How a Crazy Coat (and a Great Idea) Empowered Homeless Women in Detroit

Among the men and women in Detroit’s homeless shelters, 24-year-old Veronika Scott is known as the “crazy coat lady.” While attending a design activism course at the city’s College of Creative Studies, Scott received an assignment to create something that would “fill a need.” She didn’t have to look very far. “The big moment was seeing a playground 20 feet away from a [homeless] shelter, and this playground had been made into someone’s home,” she says. With this image in mind, Scott designed a winter coat that could convert into a sleeping bag to shield the homeless from bitter Michigan winters. But when she took the prototype to the shelter, the people she hoped to help were disappointed. “We don’t need coats,” Scott recalls one woman telling her. “We need jobs.”

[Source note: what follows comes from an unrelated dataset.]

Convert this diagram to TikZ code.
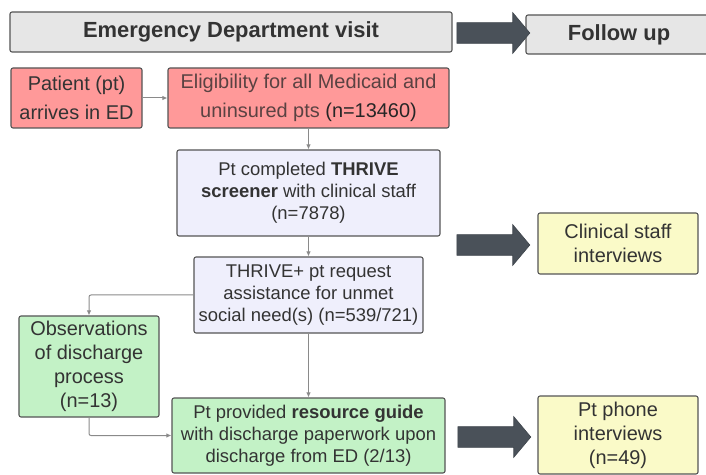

Scott knew that if she wanted to truly help the homeless — more than 20,000 live in Detroit — she needed to rethink her business plan. So she created the Empowerment Plan, a nonprofit that aims to help homeless women build a better life for themselves. Through her organization, Scott hires women who live in shelters — mostly single mothers — and pays them to construct convertible coats, which are then given out to the homeless. Scott now employs 10 formerly homeless women, who are able to produce nearly 600 coats a month. She may be a “coat lady”, but her big idea? Not so crazy after all.